We finally did the job of removing the plaster from the end wall of each room (the gable wall is already insulated externally) and replacing it with Fermacell board with a triple layer of aerogel bonded to it (27mm thickness in total).  The main problems were the dust created by the plaster removal, which gets around any attempt to sheet off the doorway of the room involved, and actually fixing the boards to uneven Victorian brickwork.  We didn’t use a nail gun as the bricks vary wildly in softness and quality of fix, so in the end after much trial and error (for which read swearing, in both English and Polish) the fixing method was : cut the boards outside (wearing dust masks because aerogel dust is really unpleasant), drill a hole through the board only then take a sharpened 6″ nail to make a mechanical hole in the polyester mat, then a cheap soldering iron with a long thin bit used to melt the polyester out of the way, then a tool of a brass tube in a piece of plywood is put through the hole to shield the drill bit while drilling a 4mm hole in the brickwork, remove brass tube and replace with piece of pub drinking straw and screw in fixing.  The pub straw was later ditched in favour of a frame screw which already has a plastic plug on it.  BUT calculatation suggest, and the thermal camera confirms, that this fixing method creates significant cold bridges which reduces the efficiency of the board.  If we were able to find a way of countersinking it we would use the plastic fixings with a nylon pin to produce no cold bridge, but these need to be recessed 3mm into the Fermacell if you want to be able to use the Fermacell surface finish and avoid plastering.  If plastering is not a problem these could be used without countersinking and plastered over.  We kept the board depth to a minimum and did not remove the cornices in the room, so the board just replaces the original plaster layer.

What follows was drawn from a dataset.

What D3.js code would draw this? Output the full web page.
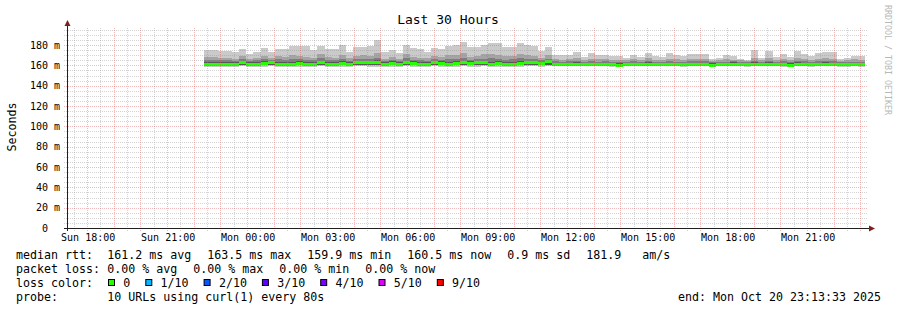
<!DOCTYPE html>
<html><head><meta charset="utf-8">
<script src="https://cdn.jsdelivr.net/npm/d3@7"></script>
<style>
html,body{margin:0;padding:0;background:#fff;}
svg{display:block;}
text{font-family:"DejaVu Sans Mono",monospace;fill:#000;}
</style></head><body>
<svg id="c" width="897" height="310"></svg>
<script>
// ---------------- data ----------------
const title = "Last 30 Hours";
const yAxisTitle = "Seconds";
const watermark = "RRDTOOL / TOBI OETIKER";
const endTime = new Date(Date.UTC(2025, 9, 20, 23, 13, 33));
const spanHours = 30;
const dataStart = new Date(Date.UTC(2025, 9, 19, 22, 21, 0));
const stepSeconds = 960;
const yTicks = [0, 20, 40, 60, 80, 100, 120, 140, 160, 180];
const xTickTimes = [
  Date.UTC(2025,9,19,18), Date.UTC(2025,9,19,21), Date.UTC(2025,9,20,0),
  Date.UTC(2025,9,20,3), Date.UTC(2025,9,20,6), Date.UTC(2025,9,20,9),
  Date.UTC(2025,9,20,12), Date.UTC(2025,9,20,15), Date.UTC(2025,9,20,18),
  Date.UTC(2025,9,20,21)];
const xTickLabels = ["Sun 18:00","Sun 21:00","Mon 00:00","Mon 03:00","Mon 06:00",
  "Mon 09:00","Mon 12:00","Mon 15:00","Mon 18:00","Mon 21:00"];

// rtt in ms, one value per 16-minute step
const pMax = [175.1,175.1,174.4,173.8,173.1,176.1,171.1,173.1,177.0,173.1,
176.1,176.1,179.0,179.0,179.0,175.1,179.5,176.1,176.1,180.3,
173.1,178.3,178.3,179.0,184.9,173.1,175.1,172.4,180.3,176.8,
176.1,173.1,176.8,176.1,178.6,180.3,183.0,178.3,178.3,180.3,
181.7,181.7,177.7,177.7,182.0,179.7,179.0,174.1,178.0,170.2,
170.2,170.2,173.1,168.2,172.1,170.2,170.2,169.2,169.2,167.2,
170.2,168.2,172.1,169.2,168.2,172.4,170.2,168.9,171.0,171.1,
171.1,166.2,167.2,170.2,169.2,166.7,165.7,175.1,167.2,174.1,
168.2,171.1,168.2,174.1,171.1,169.2,172.1,173.1,173.1,166.2,
167.2,169.2,169.2];
const p9 = [168.5,168.0,166.8,167.2,166.5,169.0,166.0,167.5,169.5,167.0,
168.8,168.0,170.2,169.6,168.5,167.0,170.8,168.0,167.5,170.0,
166.8,169.5,170.5,169.0,172.5,166.5,167.8,166.0,171.0,168.5,
167.5,166.8,169.5,168.0,169.8,170.5,172.0,168.5,169.0,170.8,
171.5,170.2,168.8,169.5,171.2,170.0,169.5,167.0,170.0,166.0,
165.5,166.2,167.0,165.2,166.5,165.8,166.0,165.5,165.0,164.8,
166.0,165.2,166.8,165.5,165.0,166.5,165.8,165.2,166.0,166.2,
166.0,164.5,165.0,165.8,165.5,164.8,164.5,167.5,165.0,167.0,
165.2,166.0,165.0,167.2,166.0,165.5,166.5,166.8,166.5,164.5,
165.0,165.8,165.5];
const p8 = [165.5,165.0,164.8,165.2,164.6,166.0,164.5,165.0,166.2,164.8,
166.0,165.2,166.5,166.0,165.5,164.8,166.8,165.2,165.0,166.5,
164.6,166.2,166.5,165.8,167.5,164.6,165.2,164.5,166.8,165.5,
165.0,164.6,166.2,165.2,166.0,166.5,167.0,165.5,166.0,166.5,
167.0,166.2,165.5,166.0,166.8,166.2,165.8,164.8,166.5,163.8,
163.5,163.9,164.2,163.5,164.0,163.6,163.8,163.5,163.3,163.2,
163.8,163.5,164.2,163.6,163.4,164.0,163.7,163.5,163.8,164.0,
163.8,163.2,163.4,163.7,163.8,163.3,163.2,164.5,163.4,164.2,
163.5,163.8,163.4,164.3,163.8,163.6,164.0,164.2,164.0,163.2,
163.4,163.7,163.6];
const p7 = [163.0,163.2,163.0,163.4,163.0,164.3,162.9,163.1,163.8,164.2,
163.3,163.0,163.5,163.8,163.2,163.0,164.5,163.2,163.0,164.0,
163.0,164.3,164.5,164.2,164.8,163.0,163.8,163.3,164.5,163.8,
163.5,163.0,164.4,163.8,163.2,164.0,164.6,163.8,164.5,164.6,
163.5,164.0,163.2,163.4,164.0,164.5,164.3,163.6,165.0,162.6,
162.5,162.6,162.8,162.4,162.7,162.5,162.6,162.4,162.0,162.4,
162.6,162.5,162.8,162.5,162.4,162.7,162.5,162.4,162.6,162.6,
162.6,162.1,162.4,162.5,162.8,162.3,162.3,163.0,162.4,162.8,
162.4,162.6,162.1,162.9,162.5,162.4,162.7,162.8,162.6,162.3,
162.3,162.5,162.3];
const median = [160.8,160.8,160.8,161.3,160.8,163.2,160.8,160.8,161.8,163.2,
160.8,160.8,160.8,161.8,160.8,160.8,163.2,160.8,160.8,161.8,
160.8,163.2,163.2,162.8,162.3,160.8,161.8,161.3,162.8,161.8,
161.3,160.8,162.8,161.8,160.8,161.8,162.8,161.8,162.8,162.8,
160.8,161.8,160.8,160.8,161.8,162.8,162.8,161.8,163.5,161.0,
160.8,160.8,161.0,160.8,161.0,160.8,160.8,160.6,159.9,160.8,
161.0,160.8,161.0,160.8,160.8,161.0,160.8,160.8,161.0,160.9,
160.8,160.2,160.8,160.8,161.2,160.8,160.8,161.0,160.8,161.0,
160.8,160.8,160.2,161.0,160.8,160.8,161.0,160.8,160.8,160.8,
160.6,160.8,160.5];
const pLow = [159.6,159.5,159.7,159.8,159.5,160.6,159.6,159.5,160.0,160.5,
159.6,159.5,159.7,160.0,159.6,159.5,160.6,159.6,159.5,160.0,
159.6,160.5,160.6,160.4,160.2,159.5,160.0,159.8,160.4,160.0,
159.8,159.6,160.4,160.0,159.6,160.0,160.5,160.0,160.4,160.4,
159.6,160.0,159.5,159.6,160.0,160.4,160.5,160.0,160.8,159.9,
159.8,159.8,159.9,159.8,159.9,159.8,159.8,159.6,159.2,159.8,
159.9,159.8,159.9,159.8,159.8,159.9,159.8,159.7,159.9,159.8,
159.8,159.3,159.8,159.8,160.0,159.8,159.7,159.9,159.8,159.9,
159.8,159.7,159.3,159.9,159.8,159.7,159.9,159.8,159.8,159.7,
159.6,159.8,159.5];
const pMin = [158.6,158.5,158.7,158.8,158.4,159.0,158.6,158.5,158.8,158.9,
158.5,158.4,158.6,158.8,158.5,158.4,158.9,158.5,158.3,158.8,
158.5,158.9,159.0,158.8,158.6,158.4,158.7,158.6,158.9,158.7,
158.6,158.4,158.9,158.7,158.4,158.7,158.9,158.6,158.8,158.9,
158.4,158.7,158.3,158.5,158.7,158.9,159.0,158.6,159.2,159.0,
158.9,159.0,159.1,158.9,159.0,158.9,159.0,158.8,158.3,158.9,
159.0,158.9,159.1,158.9,158.9,159.0,158.9,158.8,159.0,158.9,
159.0,158.4,158.9,158.9,159.1,158.9,158.8,159.0,158.9,159.0,
158.9,158.8,158.4,159.0,158.9,158.8,159.0,158.9,158.9,158.8,
158.7,158.9,158.6];

const lossLabels = ["0","1/10","2/10","3/10","4/10","5/10","9/10"];
const lossColors = ["#26ff00","#00b8ff","#0059ff","#5e00ff","#7e00ff","#dd00ff","#ff0000"];
const rttLabel = "median rtt:";
const rttStats = ["161.2 ms avg","163.5 ms max","159.9 ms min","160.5 ms now","0.9 ms sd","181.9   am/s"];
const lossLabel = "packet loss:";
const lossStats = ["0.00 % avg","0.00 % max","0.00 % min","0.00 % now"];
const colorLabel = "loss color:";
const probeLabel = "probe:";
const probeText = "10 URLs using curl(1) every 80s";
const endText = "end: Mon Oct 20 23:13:33 2025";

// ---------------- chart ----------------
(function () {
const svg = d3.select("#c");
const W = 897, H = 310;
const pL = 67, pR = 867, pT = 28, pB = 228;
const startTime = new Date(endTime.getTime() - spanHours * 3600e3);
const yMax = 180 * (pB - pT) / 183;
const x = d3.scaleUtc().domain([startTime, endTime]).range([pL, pR]);
const y = d3.scaleLinear().domain([0, yMax]).range([pB, pT]);

svg.append("rect").attr("width", W).attr("height", H).attr("fill", "#fff");

const rows = median.map((m, i) => ({
  t0: new Date(dataStart.getTime() + i * stepSeconds * 1000),
  t1: new Date(dataStart.getTime() + (i + 1) * stepSeconds * 1000),
  max: pMax[i], p9: p9[i], p8: p8[i], p7: p7[i], med: m, low: pLow[i], min: pMin[i]
}));

const smoke = svg.append("g").attr("shape-rendering", "crispEdges");
const bands = [
  {lo: "min", hi: "max", c: "#cacaca"},
  {lo: "low", hi: "p9", c: "#a4a4a4"},
  {lo: "low", hi: "p8", c: "#7e7e7e"},
  {lo: "low", hi: "p7", c: "#585858"}
];
bands.forEach(b => {
  smoke.append("g").selectAll("rect").data(rows).join("rect")
    .attr("x", d => Math.round(x(d.t0)))
    .attr("width", d => Math.round(x(d.t1)) - Math.round(x(d.t0)))
    .attr("y", d => Math.round(y(d[b.hi])))
    .attr("height", d => Math.max(0, Math.round(y(d[b.lo])) - Math.round(y(d[b.hi]))))
    .attr("fill", b.c);
});
smoke.append("g").selectAll("rect").data(rows).join("rect")
  .attr("x", d => Math.round(x(d.t0)))
  .attr("width", d => Math.round(x(d.t1)) - Math.round(x(d.t0)))
  .attr("y", d => Math.round(y(d.med) - 1.5))
  .attr("height", 3)
  .attr("fill", lossColors[0]);

// grid
const grid = svg.append("g");
const minorGrid = "rgba(143,143,143,0.38)";
const majorGrid = "rgba(222,80,80,0.38)";
const hMinor = d3.range(5, yMax, 5).filter(v => v % 20 !== 0);
grid.append("g").selectAll("line").data(hMinor).join("line")
  .attr("x1", pL - 3).attr("x2", pR)
  .attr("y1", d => Math.round(y(d)) + 0.5).attr("y2", d => Math.round(y(d)) + 0.5)
  .attr("stroke", minorGrid).attr("stroke-dasharray", "1,1");
const vMinor = d3.utcMinute.every(30).range(startTime, endTime)
  .filter(t => t.getUTCMinutes() !== 0);
grid.append("g").selectAll("line").data(vMinor).join("line")
  .attr("x1", d => Math.floor(x(d)) + 0.5).attr("x2", d => Math.floor(x(d)) + 0.5)
  .attr("y1", pT).attr("y2", pB + 3)
  .attr("stroke", minorGrid).attr("stroke-dasharray", "1,1");
grid.append("g").selectAll("line").data(yTicks.filter(v => v > 0)).join("line")
  .attr("x1", pL - 3).attr("x2", pR)
  .attr("y1", d => Math.round(y(d)) + 0.5).attr("y2", d => Math.round(y(d)) + 0.5)
  .attr("stroke", majorGrid).attr("stroke-dasharray", "1,1");
const vMajor = d3.utcHour.range(startTime, endTime);
grid.append("g").selectAll("line").data(vMajor).join("line")
  .attr("x1", d => Math.floor(x(d)) + 0.5).attr("x2", d => Math.floor(x(d)) + 0.5)
  .attr("y1", pT).attr("y2", pB + 3)
  .attr("stroke", majorGrid).attr("stroke-dasharray", "1,1");

// axes
const axisColor = "#1f1f1f";
const yAx = svg.append("g").attr("transform", `translate(${pL},0)`)
  .call(d3.axisLeft(y).tickValues(yTicks).tickSize(0).tickPadding(7)
    .tickFormat(d => d === 0 ? "0" : d + " m"));
yAx.select(".domain").remove();
yAx.selectAll("text").attr("font-size", "10px").attr("font-family", "DejaVu Sans Mono")
  .attr("fill", "#000");
yAx.selectAll(".tick").filter(d => d === 0).select("text").attr("x", -19);

const xAx = svg.append("g").attr("transform", `translate(0,${pB})`)
  .call(d3.axisBottom(x).tickValues(xTickTimes.map(t => new Date(t))).tickSize(0).tickPadding(6)
    .tickFormat((d, i) => xTickLabels[i]));
xAx.select(".domain").remove();
xAx.selectAll("text").attr("font-size", "10px").attr("font-family", "DejaVu Sans Mono")
  .attr("fill", "#000");

svg.append("line").attr("x1", pL + 0.5).attr("x2", pL + 0.5)
  .attr("y1", pB + 3).attr("y2", pT - 3).attr("stroke", axisColor);
svg.append("line").attr("x1", pL - 3).attr("x2", pR + 3)
  .attr("y1", pB + 0.5).attr("y2", pB + 0.5).attr("stroke", axisColor);
svg.append("path").attr("d", `M${pL - 2.5},${pT - 2}L${pL + 3.5},${pT - 2}L${pL + 0.5},${pT - 8}Z`)
  .attr("fill", "#7f1f1f");
svg.append("path").attr("d", `M${pR + 2},${pB - 2.5}L${pR + 2},${pB + 3.5}L${pR + 8},${pB + 0.5}Z`)
  .attr("fill", "#7f1f1f");

// titles
svg.append("text").attr("x", 448).attr("y", 24).attr("text-anchor", "middle")
  .attr("font-size", "13px").text(title);
svg.append("text").attr("transform", "translate(15.5,127) rotate(-90)")
  .attr("text-anchor", "middle").attr("font-size", "11.6px").text(yAxisTitle);
svg.append("text").attr("transform", "translate(885,5) rotate(90)")
  .attr("font-size", "8.3px").style("fill", "#b8b8b8").text(watermark);

// legend
const cw = 7.0, gap = 16, lx = 16, vx = 107.3, fs = "11.63px";
const leg = svg.append("g").attr("font-size", fs);
function row(yb, label, items) {
  leg.append("text").attr("x", lx).attr("y", yb).text(label);
  let xx = vx;
  items.forEach(s => {
    leg.append("text").attr("x", xx).attr("y", yb).style("white-space", "pre").text(s);
    xx += s.length * cw + gap;
  });
}
row(258.5, rttLabel, rttStats);
row(272.5, lossLabel, lossStats);
leg.append("text").attr("x", lx).attr("y", 286.5).text(colorLabel);
let bx = 108.5;
lossLabels.forEach((l, i) => {
  leg.append("rect").attr("x", bx).attr("y", 279.5).attr("width", 6).attr("height", 6)
    .attr("fill", lossColors[i]).attr("stroke", "#000");
  leg.append("text").attr("x", bx + 14.8).attr("y", 286.5).text(l);
  bx = bx + 14.8 + l.length * cw + 15.5;
});
leg.append("text").attr("x", lx).attr("y", 300.5).text(probeLabel);
leg.append("text").attr("x", vx).attr("y", 300.5).text(probeText);
leg.append("text").attr("x", 881).attr("y", 300.5).attr("text-anchor", "end").text(endText);
})();
</script>
</body></html>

While this work was going on we also found huge amounts of cold air was getting in around some of the sash windows – as soon as the window surround was removed it was clear that a second world war bomb had blown the windows in and they had been shoved back out without being properly refixed (in 1941 judging by the newspapers packing the spaces).  So we were able to seal up these air paths too.  Next summer we need to replace the pointing around all the windows while they are repainted.

The good news is that the house feels significantly warmer!